Entries shown:
○ ○ ○ ○ ○ ○ ○

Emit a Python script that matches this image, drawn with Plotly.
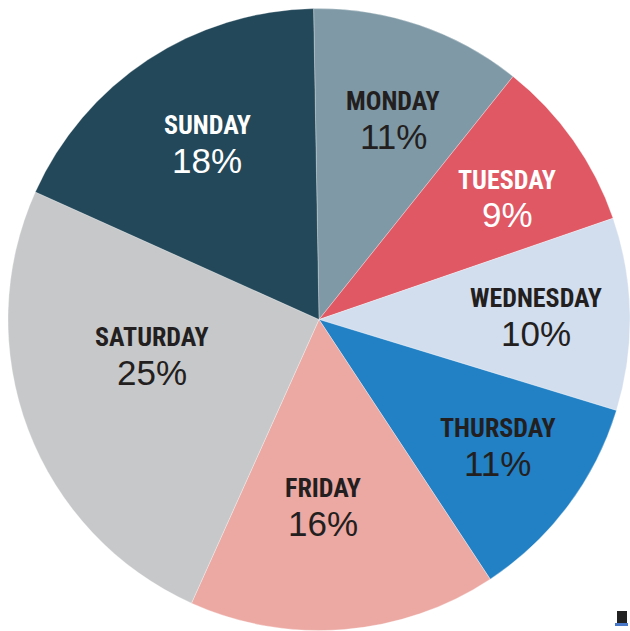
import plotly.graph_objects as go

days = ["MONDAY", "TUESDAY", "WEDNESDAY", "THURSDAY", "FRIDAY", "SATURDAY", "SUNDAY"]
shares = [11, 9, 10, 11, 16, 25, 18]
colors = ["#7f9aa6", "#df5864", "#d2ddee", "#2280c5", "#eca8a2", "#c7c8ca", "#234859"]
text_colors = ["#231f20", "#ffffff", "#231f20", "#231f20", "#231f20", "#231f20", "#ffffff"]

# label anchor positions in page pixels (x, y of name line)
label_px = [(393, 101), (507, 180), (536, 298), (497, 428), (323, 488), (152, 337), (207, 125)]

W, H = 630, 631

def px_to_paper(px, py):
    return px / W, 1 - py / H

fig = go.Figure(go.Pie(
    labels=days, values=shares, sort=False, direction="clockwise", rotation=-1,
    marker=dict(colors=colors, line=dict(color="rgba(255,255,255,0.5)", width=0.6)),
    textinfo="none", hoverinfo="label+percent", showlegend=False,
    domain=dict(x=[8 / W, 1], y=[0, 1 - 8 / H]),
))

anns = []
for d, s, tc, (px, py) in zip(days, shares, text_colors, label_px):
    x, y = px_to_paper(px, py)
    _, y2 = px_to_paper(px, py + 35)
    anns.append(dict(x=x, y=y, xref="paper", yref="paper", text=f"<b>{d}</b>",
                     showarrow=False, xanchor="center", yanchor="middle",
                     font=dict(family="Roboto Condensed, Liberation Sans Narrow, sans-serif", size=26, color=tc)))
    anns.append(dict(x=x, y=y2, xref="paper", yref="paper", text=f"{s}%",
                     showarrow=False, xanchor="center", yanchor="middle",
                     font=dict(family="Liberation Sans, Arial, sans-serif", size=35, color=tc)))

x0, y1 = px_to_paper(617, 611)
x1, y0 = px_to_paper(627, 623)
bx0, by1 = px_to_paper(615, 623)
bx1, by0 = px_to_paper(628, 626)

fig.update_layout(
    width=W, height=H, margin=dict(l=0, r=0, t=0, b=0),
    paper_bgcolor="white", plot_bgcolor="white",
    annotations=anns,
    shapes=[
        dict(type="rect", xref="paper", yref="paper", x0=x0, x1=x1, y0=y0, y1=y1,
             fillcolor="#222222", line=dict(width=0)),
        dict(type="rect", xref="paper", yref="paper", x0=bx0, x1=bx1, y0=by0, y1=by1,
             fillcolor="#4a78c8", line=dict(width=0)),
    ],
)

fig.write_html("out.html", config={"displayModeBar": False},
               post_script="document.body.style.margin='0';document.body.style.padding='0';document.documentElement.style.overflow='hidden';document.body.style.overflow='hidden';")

○ ○ ○ ○ ○ ○ ○

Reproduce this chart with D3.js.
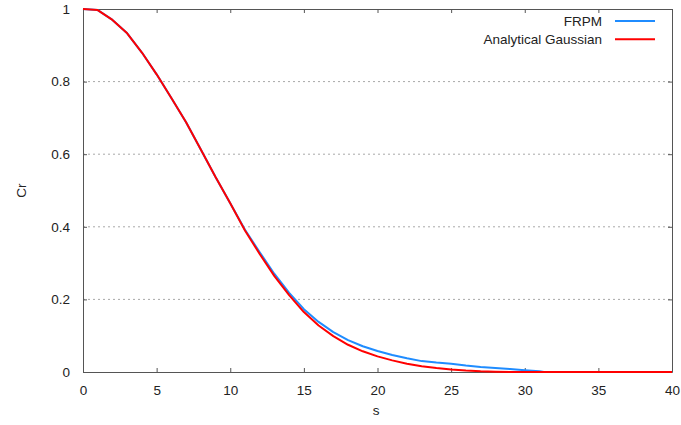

○ ○ ○ ○ ○ ○ ○

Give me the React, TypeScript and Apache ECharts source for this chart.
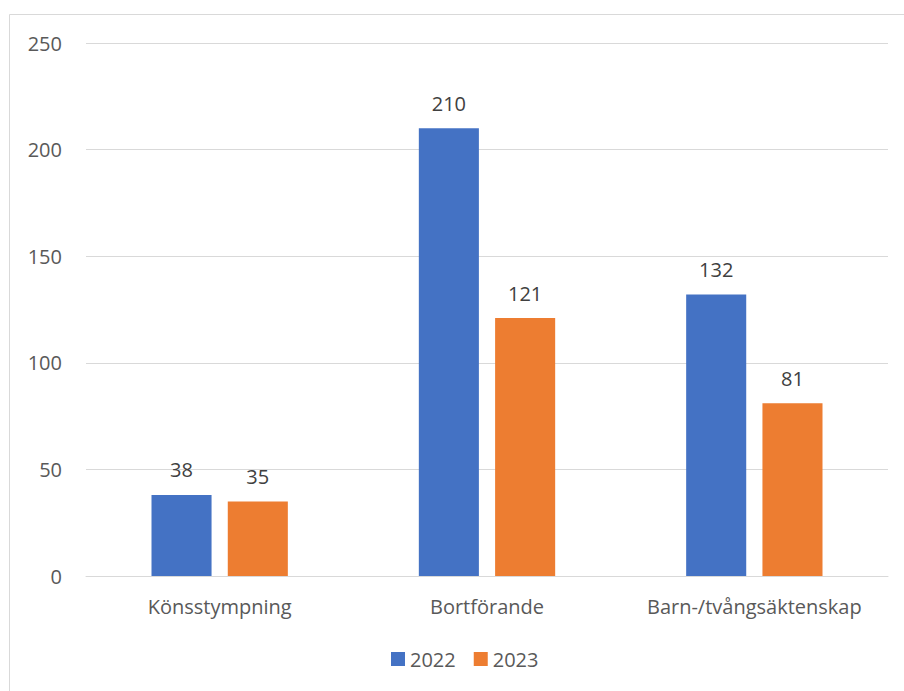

○ ○ ○ ○ ○ ○ ○

Prompt: In the listing above, find the line with "Emit a Python" and the line with "return px / W, 1 - py / H". Set down exactly those lines and everything between them, skipping pictures.

The answer:
Emit a Python script that matches this image, drawn with Plotly.
import plotly.graph_objects as go

days = ["MONDAY", "TUESDAY", "WEDNESDAY", "THURSDAY", "FRIDAY", "SATURDAY", "SUNDAY"]
shares = [11, 9, 10, 11, 16, 25, 18]
colors = ["#7f9aa6", "#df5864", "#d2ddee", "#2280c5", "#eca8a2", "#c7c8ca", "#234859"]
text_colors = ["#231f20", "#ffffff", "#231f20", "#231f20", "#231f20", "#231f20", "#ffffff"]

# label anchor positions in page pixels (x, y of name line)
label_px = [(393, 101), (507, 180), (536, 298), (497, 428), (323, 488), (152, 337), (207, 125)]

W, H = 630, 631

def px_to_paper(px, py):
    return px / W, 1 - py / H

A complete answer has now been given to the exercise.